Старуха, под сто, до которых мне ни в жисть не дожить – да и зачем? не дай бог! – жалилась на очередном своем дне рождения на невыносимую тяжесть бытия – память:
– Мудрость! – живо откликнулась она на чей-то за нее тост. – Если б вы знали, сколько я совершила в жизни ошибок. Долголетие – это наказание их помнить. Я потому и оставлена, чтобы вспоминать и рассказывать.
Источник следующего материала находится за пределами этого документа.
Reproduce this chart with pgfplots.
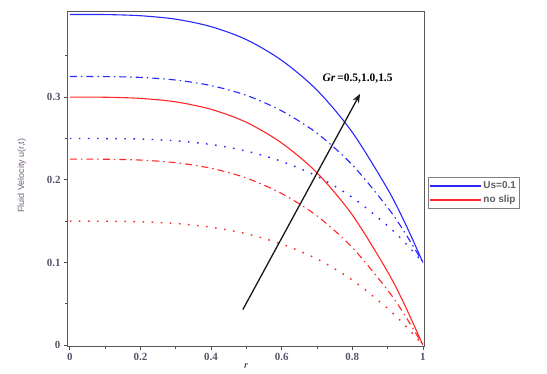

Вот я и нашел психотерапевтический способ избавиться от памяти, а потому исписал тысячи страниц своими аналитическими воспоминаниями. Как и эти полтысячи про Бродского – вторая книга в авторском сериале «Фрагменты великой судьбы», который мы с Леной делаем в соавторстве, как предыдущую о Довлатове, либо сольно, как вот эту о Бродском, но все равно тесно сотрудничая: мне удалось-таки уболтать ее дать в книгу Владимира Соловьева несколько текстов Елены Клепиковой. Следующая книга – анонсирую заранее:
Быть Евгением Евтушенко. Ночной дозор. Групповой портрет на фоне России
Это будет портрет не только «кумира нации», но и всего шестидесятничества, коего он был самый знаменитый представитель. Включая остальных «евтушенок», его однокорытников по литературному цеху – Беллу, Юнну, Новеллу, обоих Андреев – Вознесенского и Тарковского, Фазиля, лучшего из «евтушенок» (минуя худшего из «евтушенок» Эрнста Неизвестного), Шукшина и Высоцкого, а заодно «старшеклассников» – того же Булата, к примеру, или Анатолия Эфроса. Потому и живу взаймы, чтобы стать Пименом – скорее, чем мемуаристом – и летописать мое время и тех главных его фигурантов, с которыми я тесно сошелся и про которых писал, когда нас еще не раскидало по белу свету, а большинство – на тот свет.